[Start of RECORD LIST]

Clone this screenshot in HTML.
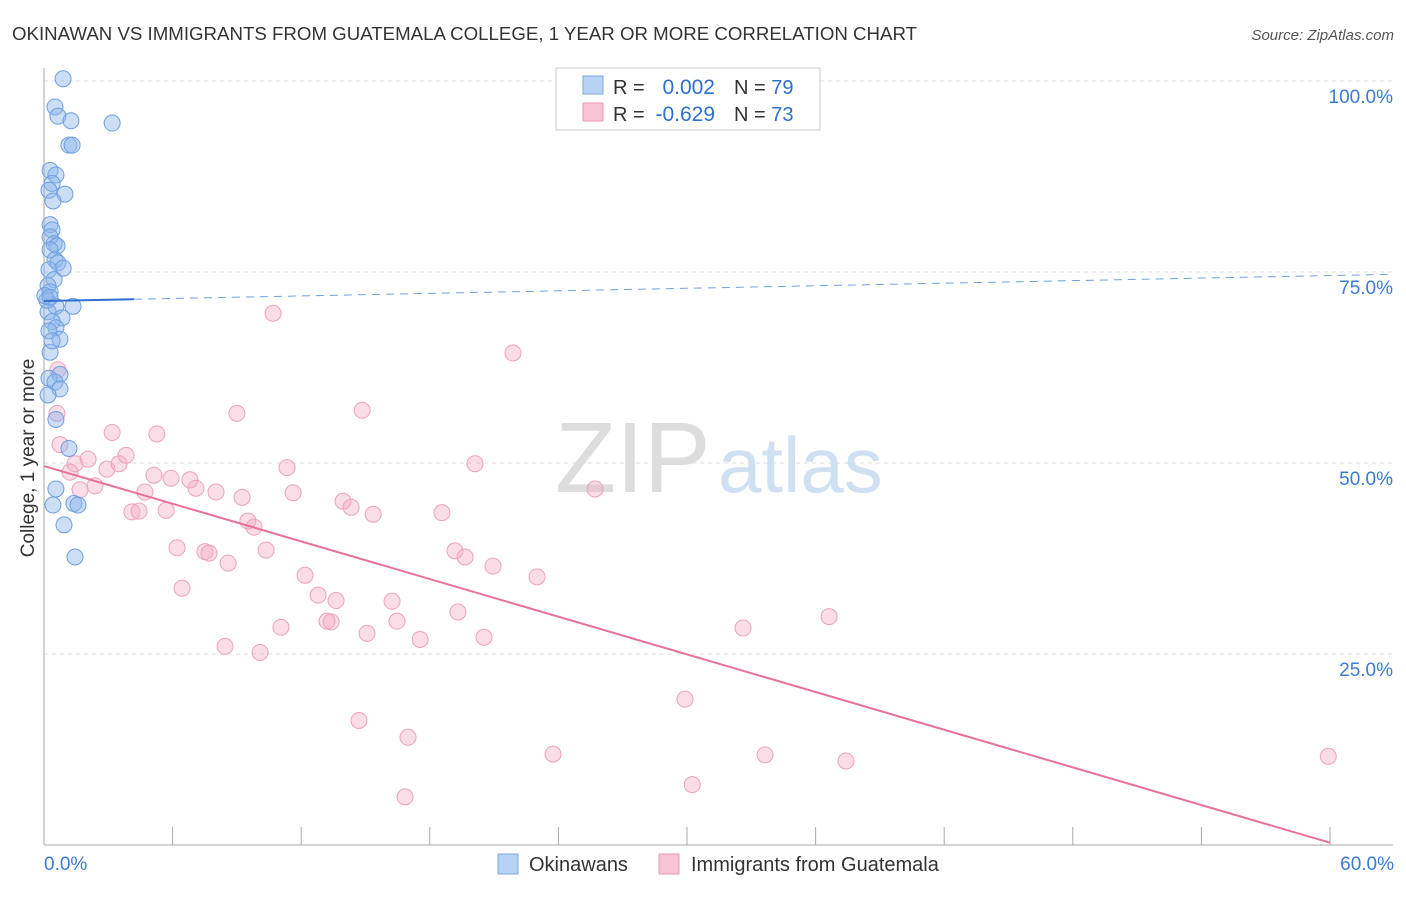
<!DOCTYPE html>
<html><head><meta charset="utf-8"><style>
body{margin:0;background:#fff;font-family:"Liberation Sans",sans-serif}
svg text{font-family:"Liberation Sans",sans-serif}
</style></head><body>
<svg id="chart" width="1406" height="892" xmlns="http://www.w3.org/2000/svg">
<text x="12" y="40" font-size="18" fill="#333" textLength="905" lengthAdjust="spacingAndGlyphs">OKINAWAN VS IMMIGRANTS FROM GUATEMALA COLLEGE, 1 YEAR OR MORE CORRELATION CHART</text>
<text x="1394" y="40" font-size="15" fill="#555" font-style="italic" text-anchor="end">Source: ZipAtlas.com</text>
<text x="555" y="492" font-size="100" fill="#ddd" font-family="Liberation Serif">ZIP</text>
<text x="718" y="492" font-size="78" fill="#cfe0f3">atlas</text>
<g id="grid"></g><g id="marks"></g>
<text x="34" y="458" font-size="19" fill="#333" text-anchor="middle" transform="rotate(-90 34 458)">College, 1 year or more</text>
<g>
<rect x="556" y="68" width="264" height="62" fill="#fff" stroke="#ccc"/>
<rect x="583" y="76" width="20" height="18" fill="#b8d2f3" stroke="#7aa6e0"/>
<rect x="583" y="103" width="20" height="18" fill="#f8c3d4" stroke="#e897b2"/>
<text x="613" y="94" font-size="20" fill="#333">R =</text>
<text x="715" y="94" font-size="21" fill="#2f6fd0" text-anchor="end">0.002</text>
<text x="734" y="94" font-size="20" fill="#333">N = <tspan fill="#2f6fd0">79</tspan></text>
<text x="613" y="121" font-size="20" fill="#333">R =</text>
<text x="715" y="121" font-size="21" fill="#2f6fd0" text-anchor="end">-0.629</text>
<text x="734" y="121" font-size="20" fill="#333">N = <tspan fill="#2f6fd0">73</tspan></text>
</g>
<g>
<rect x="498" y="854" width="20" height="20" fill="#b8d2f3" stroke="#7aa6e0"/>
<text x="529" y="871" font-size="20" fill="#333">Okinawans</text>
<rect x="659" y="854" width="20" height="20" fill="#f8c3d4" stroke="#e897b2"/>
<text x="691" y="871" font-size="20" fill="#333">Immigrants from Guatemala</text>
</g>
<text x="44" y="870" font-size="19" fill="#3a7bd5">0.0%</text>
<text x="1394" y="870" font-size="19" fill="#3a7bd5" text-anchor="end">60.0%</text>
</svg>
<script>
const yTicks=[25,50,75,100];
const yTickLabels=["25.0%","50.0%","75.0%","100.0%"];
const blueX=[0.85,0.49,0.62,1.2,3.03,1.11,1.25,0.27,0.53,0.36,0.22,0.93,0.4,0.27,0.36,0.27,0.45,0.58,0.27,0.49,0.62,0.85,0.22,0.45,0.18,0.27,0.53,1.29,0.18,0.8,0.36,0.53,0.22,0.71,0.27,0.71,0.22,0.49,0.71,0.18,0.53,1.11,0.53,0.4,1.33,1.51,0.89,1.38,0.13,0.36,0.04,0.27];
const blueY=[100.3,96.6,95.4,94.8,94.5,91.6,91.6,88.3,87.7,86.6,85.7,85.2,84.3,81.2,80.5,79.6,78.7,78.4,77.9,76.6,76.2,75.5,75.3,74,73.2,72.4,70.5,70.5,69.8,69,68.5,67.7,67.3,66.2,64.5,61.6,61.1,60.6,59.7,58.9,55.7,51.9,46.6,44.5,44.7,44.5,41.9,37.7,71.3,66,71.9,71.7];
const pinkX=[0.58,0.62,0.71,1.16,1.38,1.96,1.6,2.27,2.8,3.03,3.34,3.65,3.91,4.23,4.49,5.02,4.89,5.43,5.65,5.92,6.14,6.49,6.76,7.16,7.34,7.65,8.19,8.05,8.58,8.81,9.07,9.34,9.61,9.88,10.19,10.54,10.81,11.08,11.61,12.19,12.59,12.77,12.99,13.3,13.66,14.01,14.15,14.37,14.64,15.48,15.7,16.06,16.19,16.73,17.7,18.28,18.41,18.73,19.17,19.57,19.97,20.86,21.93,22.64,24.51,28.51,28.83,31.09,32.07,34.92,35.67,57.12];
const pinkY=[56.5,62.2,52.4,48.8,49.9,50.5,46.5,47,49.2,54,49.9,51,43.6,43.7,46.2,53.8,48.4,43.8,48,38.9,33.6,47.8,46.7,38.4,38.2,46.2,36.9,26,56.5,45.5,42.4,41.6,25.2,38.6,69.6,28.5,49.4,46.1,35.3,32.7,29.3,29.2,32,45,44.2,16.3,56.9,27.7,43.3,31.9,29.3,6.3,14.1,26.9,43.5,38.5,30.5,37.7,49.9,27.2,36.5,64.4,35.1,11.9,46.6,19.1,7.9,28.4,11.8,29.9,11,11.6];
const blueTrendY=[71.2,74.7];
const pinkTrendY=[49.6,0.3];
const X=v=>44+v*(1349/60), Y=v=>845-v*7.64;
const NS="http://www.w3.org/2000/svg";
const grid=document.getElementById('grid'), marks=document.getElementById('marks');
function mk(tag,attrs,parent){const e=document.createElementNS(NS,tag);for(const k in attrs)e.setAttribute(k,attrs[k]);parent.appendChild(e);return e;}
yTicks.forEach((t,i)=>{
 const l=mk('line',{x1:44,x2:1393,y1:Y(t),y2:Y(t),stroke:'#ddd','stroke-dasharray':'4,4'},grid);
 
 
 const tx=mk('text',{x:1393,y:Y(t)+22,'font-size':19,fill:'#3a7bd5','text-anchor':'end'},grid);
 tx.textContent=yTickLabels[i];
 
 
});
const ax=mk('line',{x1:44,x2:1393,y1:845,y2:845,stroke:'#aaa'},grid);


const ay=mk('line',{x1:44,x2:44,y1:68,y2:845,stroke:'#aaa'},grid);


for(let i=0;i<=10;i++){const px=44+i*128.6;
 const t=mk('line',{x1:px,x2:px,y1:827,y2:845,stroke:'#aaa'},grid);
 
 }
pinkX.forEach((v,i)=>{const c=mk('circle',{cx:X(v),cy:Y(pinkY[i]),r:8,fill:'rgba(244,170,195,0.4)',stroke:'#eda2bb','stroke-width':1},marks);
 
 });
blueX.forEach((v,i)=>{const c=mk('circle',{cx:X(v),cy:Y(blueY[i]),r:8,fill:'rgba(140,182,236,0.45)',stroke:'#6f9fe0','stroke-width':1},marks);
 
 });
const bSlope=(blueTrendY[1]-blueTrendY[0])/60;
const b1=mk('line',{x1:X(0),y1:Y(blueTrendY[0]),x2:X(4),y2:Y(blueTrendY[0]+bSlope*4),stroke:'#2f6fd0','stroke-width':2},marks);


const b2=mk('line',{x1:X(4),y1:Y(blueTrendY[0]+bSlope*4),x2:X(60),y2:Y(blueTrendY[1]),stroke:'#6f9fe0','stroke-width':1,'stroke-dasharray':'8,6'},marks);


const p=mk('line',{x1:X(0),y1:Y(pinkTrendY[0]),x2:X(57.2),y2:Y(pinkTrendY[1]),stroke:'#e8709a','stroke-width':2},marks);


</script>
</body></html>
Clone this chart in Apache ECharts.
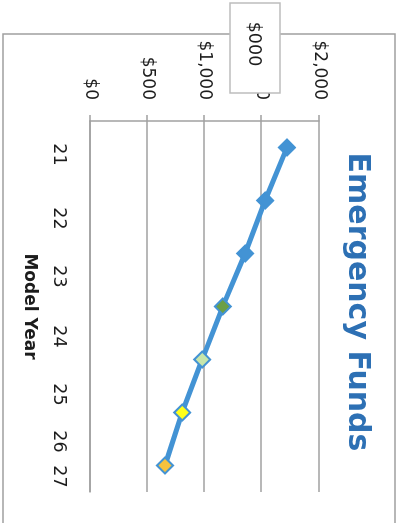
<!DOCTYPE html>
<html>
<head>
<meta charset="utf-8">
<script src="https://cdn.jsdelivr.net/npm/echarts@6/dist/echarts.min.js"></script>
<style>
  html, body { margin: 0; padding: 0; background: #ffffff; }
  body { width: 398px; height: 523px; overflow: hidden; position: relative; }
  /* The chart is laid out landscape and turned a quarter turn clockwise */
  #chart {
    position: absolute; left: 0; top: 0;
    width: 523px; height: 398px;
    transform-origin: 0 0;
    transform: translateX(398px) rotate(90deg);
  }
</style>
</head>
<body>
<div id="chart"></div>
<script>
// Data
const modelYears = ['21', '22', '23', '24', '25', '26', '27'];
const fundValues = [1720, 1530, 1355, 1160, 980, 805, 655];
const valueMin = 0;
const valueMax = 2000;
const valueStep = 500;

// Styling
const markerFills = ['#4393d4', '#4393d4', '#4393d4', '#6b9f47', '#c7e6ab', '#ffff1a', '#f7c23c'];
const yearLabelNudge = [7, 18, 23, 30, 35, 29, 11];
const gridGray = '#a0a0a0';
const textColor = '#1c1c1c';
const font = 'DejaVu Sans';

const rich = {};
yearLabelNudge.forEach((n, i) => {
  rich['y' + i] = { padding: [0, 0, 0, n * 2], fontFamily: font, fontSize: 17.5, color: textColor };
});

const chart = echarts.init(document.getElementById('chart'), null, { width: 523, height: 398, renderer: 'canvas' });

chart.setOption({
  animation: false,
  backgroundColor: '#ffffff',
  title: {
    text: 'Emergency Funds',
    left: 297,
    top: 21,
    textAlign: 'center',
    textStyle: { fontFamily: font, fontWeight: 'bold', fontSize: 30, color: '#2d70b4' }
  },
  grid: { left: 121, right: 31, top: 79, bottom: 90, containLabel: false },
  xAxis: {
    type: 'category',
    data: modelYears,
    boundaryGap: true,
    name: 'Model Year',
    nameLocation: 'middle',
    nameGap: 52,
    nameTextStyle: { fontFamily: font, fontWeight: 'bold', fontSize: 17, color: textColor },
    axisLine: { show: true, lineStyle: { color: gridGray, width: 1.5 } },
    axisTick: { show: false },
    axisLabel: {
      interval: 0,
      margin: 22,
      formatter: (v, i) => '{y' + i + '|' + v + '}',
      rich: rich
    }
  },
  yAxis: {
    type: 'value',
    min: valueMin,
    max: valueMax,
    interval: valueStep,
    axisLine: { show: true, lineStyle: { color: gridGray, width: 1.5 } },
    axisTick: { show: true, length: 6, lineStyle: { color: gridGray, width: 1.5 } },
    splitLine: { show: true, lineStyle: { color: gridGray, width: 1.5 } },
    axisLabel: {
      margin: 21,
      fontFamily: font,
      fontSize: 17,
      color: textColor,
      formatter: v => '$' + v.toLocaleString('en-US')
    }
  },
  series: [{
    type: 'line',
    data: fundValues.map((v, i) => ({ value: v, itemStyle: { color: markerFills[i] } })),
    symbol: 'diamond',
    symbolSize: 16,
    lineStyle: { color: '#4393d4', width: 5 },
    itemStyle: { borderColor: '#4393d4', borderWidth: 2 },
    z: 3
  }],
  graphic: [
    {
      type: 'rect',
      shape: { x: 34, y: 3, width: 600, height: 392 },
      style: { fill: 'none', stroke: '#a0a0a0', lineWidth: 1.5 },
      z: 1
    },
    {
      type: 'group',
      z: 100,
      children: [
        {
          type: 'rect',
          shape: { x: 3, y: 118, width: 90, height: 50 },
          style: { fill: '#ffffff', stroke: '#bdbdbd', lineWidth: 1.5 },
          z: 100
        },
        {
          type: 'text',
          x: 44, y: 144,
          style: {
            text: '$000', fontFamily: font, fontSize: 17.5, fill: textColor,
            textAlign: 'center', textVerticalAlign: 'middle'
          },
          z: 101
        }
      ]
    }
  ]
});
</script>
</body>
</html>
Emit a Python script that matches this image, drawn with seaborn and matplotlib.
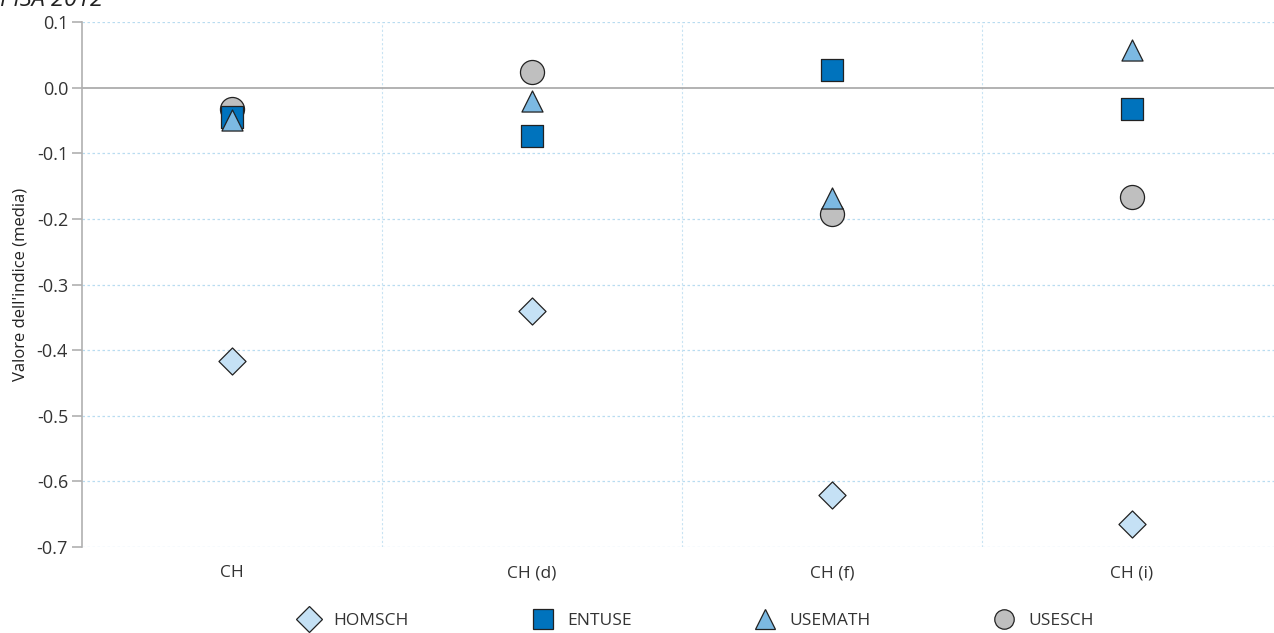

[End of RECORD LIST]

--- WORK TO BE COMPLETED ---
Only the number is wanted: how many lines in the data include the string "this"?

--- RESPONSE ---
3